◆ EXERCISE DESCRIPTION: Return the listing below word for word.

▬▬▬▬▬▬

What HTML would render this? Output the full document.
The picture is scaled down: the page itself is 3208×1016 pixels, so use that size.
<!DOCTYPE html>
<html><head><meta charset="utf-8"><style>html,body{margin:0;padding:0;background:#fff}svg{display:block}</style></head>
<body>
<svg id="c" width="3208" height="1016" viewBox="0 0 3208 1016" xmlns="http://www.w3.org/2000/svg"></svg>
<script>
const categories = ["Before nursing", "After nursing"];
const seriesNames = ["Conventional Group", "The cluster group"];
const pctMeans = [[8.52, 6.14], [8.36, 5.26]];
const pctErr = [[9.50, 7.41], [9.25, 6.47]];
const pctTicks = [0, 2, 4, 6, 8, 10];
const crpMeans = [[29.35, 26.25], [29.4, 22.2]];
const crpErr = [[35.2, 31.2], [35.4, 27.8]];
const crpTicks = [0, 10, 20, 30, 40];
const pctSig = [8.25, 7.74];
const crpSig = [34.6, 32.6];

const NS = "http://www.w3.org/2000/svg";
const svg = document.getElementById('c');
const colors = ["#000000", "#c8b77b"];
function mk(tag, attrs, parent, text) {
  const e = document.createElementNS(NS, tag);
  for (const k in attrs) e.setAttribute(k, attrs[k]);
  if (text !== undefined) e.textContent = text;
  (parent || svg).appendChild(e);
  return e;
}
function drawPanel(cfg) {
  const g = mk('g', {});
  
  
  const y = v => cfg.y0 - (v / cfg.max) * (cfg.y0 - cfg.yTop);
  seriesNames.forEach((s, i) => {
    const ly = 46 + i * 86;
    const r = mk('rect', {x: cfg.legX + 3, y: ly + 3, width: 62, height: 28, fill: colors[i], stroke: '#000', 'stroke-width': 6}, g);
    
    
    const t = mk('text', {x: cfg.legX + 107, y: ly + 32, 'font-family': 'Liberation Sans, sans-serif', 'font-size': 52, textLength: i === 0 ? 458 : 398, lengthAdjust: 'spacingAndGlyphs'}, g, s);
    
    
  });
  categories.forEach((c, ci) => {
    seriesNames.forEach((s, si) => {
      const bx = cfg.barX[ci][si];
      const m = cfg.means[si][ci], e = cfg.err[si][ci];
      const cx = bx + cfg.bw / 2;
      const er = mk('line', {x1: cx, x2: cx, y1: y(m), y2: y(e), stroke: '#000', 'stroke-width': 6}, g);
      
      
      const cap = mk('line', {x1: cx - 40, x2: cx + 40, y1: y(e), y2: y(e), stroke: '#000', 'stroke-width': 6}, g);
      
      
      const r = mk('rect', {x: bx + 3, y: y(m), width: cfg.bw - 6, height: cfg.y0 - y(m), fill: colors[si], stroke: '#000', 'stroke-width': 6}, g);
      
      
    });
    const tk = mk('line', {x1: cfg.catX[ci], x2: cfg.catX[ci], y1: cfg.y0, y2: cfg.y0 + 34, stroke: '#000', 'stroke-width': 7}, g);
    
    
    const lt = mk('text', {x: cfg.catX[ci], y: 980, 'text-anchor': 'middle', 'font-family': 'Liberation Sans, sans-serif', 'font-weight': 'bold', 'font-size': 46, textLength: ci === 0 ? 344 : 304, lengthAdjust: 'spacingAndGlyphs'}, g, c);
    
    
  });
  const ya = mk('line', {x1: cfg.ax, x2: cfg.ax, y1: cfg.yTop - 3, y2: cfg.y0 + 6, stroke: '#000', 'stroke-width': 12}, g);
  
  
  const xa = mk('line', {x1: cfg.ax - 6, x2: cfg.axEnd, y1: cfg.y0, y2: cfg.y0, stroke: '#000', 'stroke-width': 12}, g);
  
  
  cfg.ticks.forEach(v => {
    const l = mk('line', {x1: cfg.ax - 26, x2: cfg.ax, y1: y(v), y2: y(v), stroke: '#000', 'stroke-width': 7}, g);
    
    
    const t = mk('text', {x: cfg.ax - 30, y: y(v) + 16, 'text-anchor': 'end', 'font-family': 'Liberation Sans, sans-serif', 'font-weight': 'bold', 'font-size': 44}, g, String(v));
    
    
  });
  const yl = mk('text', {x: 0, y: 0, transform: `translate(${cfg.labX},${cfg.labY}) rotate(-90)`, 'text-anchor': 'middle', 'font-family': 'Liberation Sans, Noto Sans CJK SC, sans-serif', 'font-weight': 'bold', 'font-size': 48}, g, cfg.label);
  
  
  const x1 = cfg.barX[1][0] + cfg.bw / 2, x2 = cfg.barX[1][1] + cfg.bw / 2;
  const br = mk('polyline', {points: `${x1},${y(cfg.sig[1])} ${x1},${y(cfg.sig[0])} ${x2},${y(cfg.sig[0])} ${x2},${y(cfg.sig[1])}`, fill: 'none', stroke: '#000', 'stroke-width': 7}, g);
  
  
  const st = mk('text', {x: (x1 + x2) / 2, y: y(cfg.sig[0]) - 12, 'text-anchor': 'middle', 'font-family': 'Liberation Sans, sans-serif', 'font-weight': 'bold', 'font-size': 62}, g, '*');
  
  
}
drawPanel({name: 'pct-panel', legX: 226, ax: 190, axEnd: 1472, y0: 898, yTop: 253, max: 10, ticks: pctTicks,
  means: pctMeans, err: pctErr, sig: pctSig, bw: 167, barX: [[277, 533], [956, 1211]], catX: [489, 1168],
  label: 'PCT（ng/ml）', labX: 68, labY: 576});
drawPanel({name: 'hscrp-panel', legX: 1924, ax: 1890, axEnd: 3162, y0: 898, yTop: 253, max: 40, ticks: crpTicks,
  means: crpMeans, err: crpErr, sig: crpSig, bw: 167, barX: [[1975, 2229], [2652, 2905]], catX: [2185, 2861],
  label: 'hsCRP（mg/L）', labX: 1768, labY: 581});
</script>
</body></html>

▬▬▬▬▬▬

◆ SOLUTION FOR THIS TASK:
What HTML would render this? Output the full document.
The picture is scaled down: the page itself is 3208×1016 pixels, so use that size.
<!DOCTYPE html>
<html><head><meta charset="utf-8"><style>html,body{margin:0;padding:0;background:#fff}svg{display:block}</style></head>
<body>
<svg id="c" width="3208" height="1016" viewBox="0 0 3208 1016" xmlns="http://www.w3.org/2000/svg"></svg>
<script>
const categories = ["Before nursing", "After nursing"];
const seriesNames = ["Conventional Group", "The cluster group"];
const pctMeans = [[8.52, 6.14], [8.36, 5.26]];
const pctErr = [[9.50, 7.41], [9.25, 6.47]];
const pctTicks = [0, 2, 4, 6, 8, 10];
const crpMeans = [[29.35, 26.25], [29.4, 22.2]];
const crpErr = [[35.2, 31.2], [35.4, 27.8]];
const crpTicks = [0, 10, 20, 30, 40];
const pctSig = [8.25, 7.74];
const crpSig = [34.6, 32.6];

const NS = "http://www.w3.org/2000/svg";
const svg = document.getElementById('c');
const colors = ["#000000", "#c8b77b"];
function mk(tag, attrs, parent, text) {
  const e = document.createElementNS(NS, tag);
  for (const k in attrs) e.setAttribute(k, attrs[k]);
  if (text !== undefined) e.textContent = text;
  (parent || svg).appendChild(e);
  return e;
}
function drawPanel(cfg) {
  const g = mk('g', {});
  
  
  const y = v => cfg.y0 - (v / cfg.max) * (cfg.y0 - cfg.yTop);
  seriesNames.forEach((s, i) => {
    const ly = 46 + i * 86;
    const r = mk('rect', {x: cfg.legX + 3, y: ly + 3, width: 62, height: 28, fill: colors[i], stroke: '#000', 'stroke-width': 6}, g);
    
    
    const t = mk('text', {x: cfg.legX + 107, y: ly + 32, 'font-family': 'Liberation Sans, sans-serif', 'font-size': 52, textLength: i === 0 ? 458 : 398, lengthAdjust: 'spacingAndGlyphs'}, g, s);
    
    
  });
  categories.forEach((c, ci) => {
    seriesNames.forEach((s, si) => {
      const bx = cfg.barX[ci][si];
      const m = cfg.means[si][ci], e = cfg.err[si][ci];
      const cx = bx + cfg.bw / 2;
      const er = mk('line', {x1: cx, x2: cx, y1: y(m), y2: y(e), stroke: '#000', 'stroke-width': 6}, g);
      
      
      const cap = mk('line', {x1: cx - 40, x2: cx + 40, y1: y(e), y2: y(e), stroke: '#000', 'stroke-width': 6}, g);
      
      
      const r = mk('rect', {x: bx + 3, y: y(m), width: cfg.bw - 6, height: cfg.y0 - y(m), fill: colors[si], stroke: '#000', 'stroke-width': 6}, g);
      
      
    });
    const tk = mk('line', {x1: cfg.catX[ci], x2: cfg.catX[ci], y1: cfg.y0, y2: cfg.y0 + 34, stroke: '#000', 'stroke-width': 7}, g);
    
    
    const lt = mk('text', {x: cfg.catX[ci], y: 980, 'text-anchor': 'middle', 'font-family': 'Liberation Sans, sans-serif', 'font-weight': 'bold', 'font-size': 46, textLength: ci === 0 ? 344 : 304, lengthAdjust: 'spacingAndGlyphs'}, g, c);
    
    
  });
  const ya = mk('line', {x1: cfg.ax, x2: cfg.ax, y1: cfg.yTop - 3, y2: cfg.y0 + 6, stroke: '#000', 'stroke-width': 12}, g);
  
  
  const xa = mk('line', {x1: cfg.ax - 6, x2: cfg.axEnd, y1: cfg.y0, y2: cfg.y0, stroke: '#000', 'stroke-width': 12}, g);
  
  
  cfg.ticks.forEach(v => {
    const l = mk('line', {x1: cfg.ax - 26, x2: cfg.ax, y1: y(v), y2: y(v), stroke: '#000', 'stroke-width': 7}, g);
    
    
    const t = mk('text', {x: cfg.ax - 30, y: y(v) + 16, 'text-anchor': 'end', 'font-family': 'Liberation Sans, sans-serif', 'font-weight': 'bold', 'font-size': 44}, g, String(v));
    
    
  });
  const yl = mk('text', {x: 0, y: 0, transform: `translate(${cfg.labX},${cfg.labY}) rotate(-90)`, 'text-anchor': 'middle', 'font-family': 'Liberation Sans, Noto Sans CJK SC, sans-serif', 'font-weight': 'bold', 'font-size': 48}, g, cfg.label);
  
  
  const x1 = cfg.barX[1][0] + cfg.bw / 2, x2 = cfg.barX[1][1] + cfg.bw / 2;
  const br = mk('polyline', {points: `${x1},${y(cfg.sig[1])} ${x1},${y(cfg.sig[0])} ${x2},${y(cfg.sig[0])} ${x2},${y(cfg.sig[1])}`, fill: 'none', stroke: '#000', 'stroke-width': 7}, g);
  
  
  const st = mk('text', {x: (x1 + x2) / 2, y: y(cfg.sig[0]) - 12, 'text-anchor': 'middle', 'font-family': 'Liberation Sans, sans-serif', 'font-weight': 'bold', 'font-size': 62}, g, '*');
  
  
}
drawPanel({name: 'pct-panel', legX: 226, ax: 190, axEnd: 1472, y0: 898, yTop: 253, max: 10, ticks: pctTicks,
  means: pctMeans, err: pctErr, sig: pctSig, bw: 167, barX: [[277, 533], [956, 1211]], catX: [489, 1168],
  label: 'PCT（ng/ml）', labX: 68, labY: 576});
drawPanel({name: 'hscrp-panel', legX: 1924, ax: 1890, axEnd: 3162, y0: 898, yTop: 253, max: 40, ticks: crpTicks,
  means: crpMeans, err: crpErr, sig: crpSig, bw: 167, barX: [[1975, 2229], [2652, 2905]], catX: [2185, 2861],
  label: 'hsCRP（mg/L）', labX: 1768, labY: 581});
</script>
</body></html>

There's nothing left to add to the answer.